## Task statement
Which lines hold the word "this"? Copy each of them from the material.

## Data extract
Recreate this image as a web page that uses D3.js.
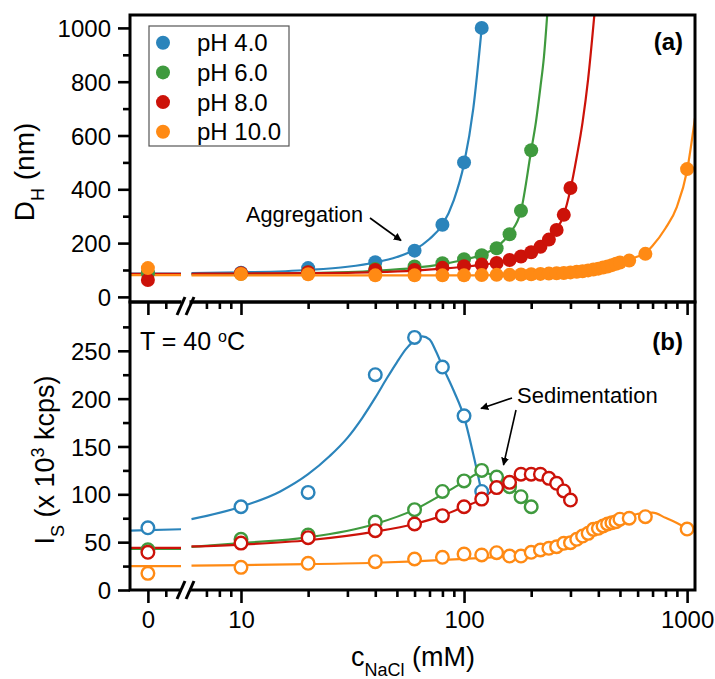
---
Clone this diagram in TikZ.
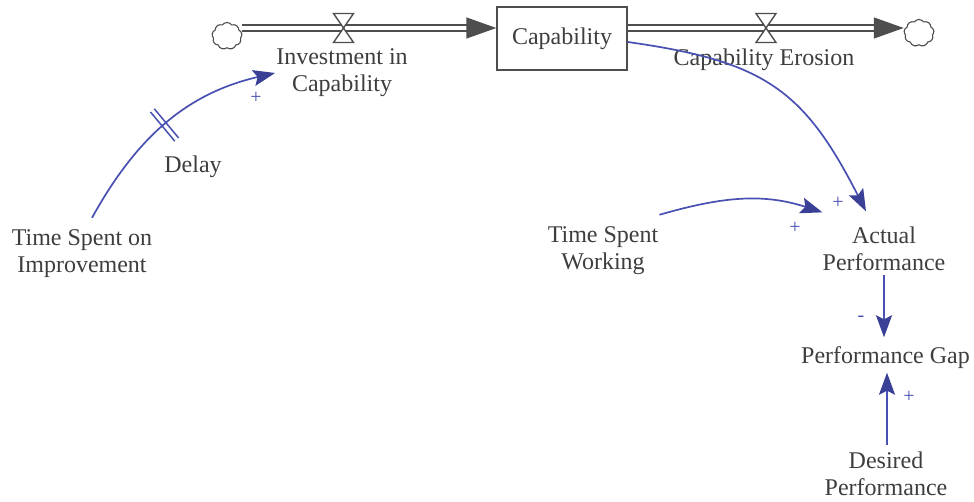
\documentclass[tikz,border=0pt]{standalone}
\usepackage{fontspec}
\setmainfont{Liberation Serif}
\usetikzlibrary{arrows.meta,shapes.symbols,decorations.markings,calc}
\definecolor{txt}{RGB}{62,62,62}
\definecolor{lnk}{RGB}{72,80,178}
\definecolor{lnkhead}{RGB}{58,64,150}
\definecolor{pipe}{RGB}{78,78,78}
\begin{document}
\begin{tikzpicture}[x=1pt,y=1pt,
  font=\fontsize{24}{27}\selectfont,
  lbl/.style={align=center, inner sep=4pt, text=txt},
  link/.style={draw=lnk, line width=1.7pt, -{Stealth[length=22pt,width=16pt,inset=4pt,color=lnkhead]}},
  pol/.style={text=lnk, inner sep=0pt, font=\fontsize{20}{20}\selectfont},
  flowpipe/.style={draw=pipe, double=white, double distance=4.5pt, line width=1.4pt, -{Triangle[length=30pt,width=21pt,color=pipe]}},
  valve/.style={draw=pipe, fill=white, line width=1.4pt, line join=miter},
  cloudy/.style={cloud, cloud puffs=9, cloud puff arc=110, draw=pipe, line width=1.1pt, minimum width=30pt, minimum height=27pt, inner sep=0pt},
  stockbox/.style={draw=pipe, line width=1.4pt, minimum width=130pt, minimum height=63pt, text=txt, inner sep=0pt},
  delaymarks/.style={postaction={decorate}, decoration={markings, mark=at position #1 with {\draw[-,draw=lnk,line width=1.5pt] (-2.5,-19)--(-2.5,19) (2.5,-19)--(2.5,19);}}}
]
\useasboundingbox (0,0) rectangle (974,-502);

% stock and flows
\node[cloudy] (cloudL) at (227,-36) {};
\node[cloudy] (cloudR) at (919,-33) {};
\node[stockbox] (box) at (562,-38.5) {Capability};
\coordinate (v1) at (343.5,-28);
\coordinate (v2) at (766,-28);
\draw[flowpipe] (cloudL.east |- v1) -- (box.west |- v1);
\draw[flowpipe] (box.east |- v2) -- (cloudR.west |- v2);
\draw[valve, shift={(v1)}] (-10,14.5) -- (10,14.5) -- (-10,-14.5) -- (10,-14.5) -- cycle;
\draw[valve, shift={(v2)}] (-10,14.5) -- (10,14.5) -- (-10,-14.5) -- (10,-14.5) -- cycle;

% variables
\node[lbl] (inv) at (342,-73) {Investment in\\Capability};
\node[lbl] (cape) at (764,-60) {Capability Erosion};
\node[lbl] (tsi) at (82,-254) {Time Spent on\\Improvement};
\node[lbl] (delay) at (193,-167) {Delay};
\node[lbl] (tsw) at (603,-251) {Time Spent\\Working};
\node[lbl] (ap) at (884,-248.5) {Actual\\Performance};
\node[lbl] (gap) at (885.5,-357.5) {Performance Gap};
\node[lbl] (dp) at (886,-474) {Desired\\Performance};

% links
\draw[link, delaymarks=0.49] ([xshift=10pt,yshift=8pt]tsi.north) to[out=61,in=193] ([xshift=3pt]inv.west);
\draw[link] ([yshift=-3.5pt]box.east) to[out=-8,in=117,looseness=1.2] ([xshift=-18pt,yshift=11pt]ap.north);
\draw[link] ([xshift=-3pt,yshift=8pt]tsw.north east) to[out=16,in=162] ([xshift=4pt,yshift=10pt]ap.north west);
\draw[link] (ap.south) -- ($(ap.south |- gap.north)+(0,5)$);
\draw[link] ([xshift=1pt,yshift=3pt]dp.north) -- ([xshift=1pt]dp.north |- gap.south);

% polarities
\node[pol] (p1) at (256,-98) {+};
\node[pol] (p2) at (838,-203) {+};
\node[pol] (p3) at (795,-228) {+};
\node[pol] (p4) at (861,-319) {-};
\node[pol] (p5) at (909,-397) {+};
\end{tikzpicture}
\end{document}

## Correct answer
Recreate this image as a web page that uses D3.js.
Clone this diagram in TikZ.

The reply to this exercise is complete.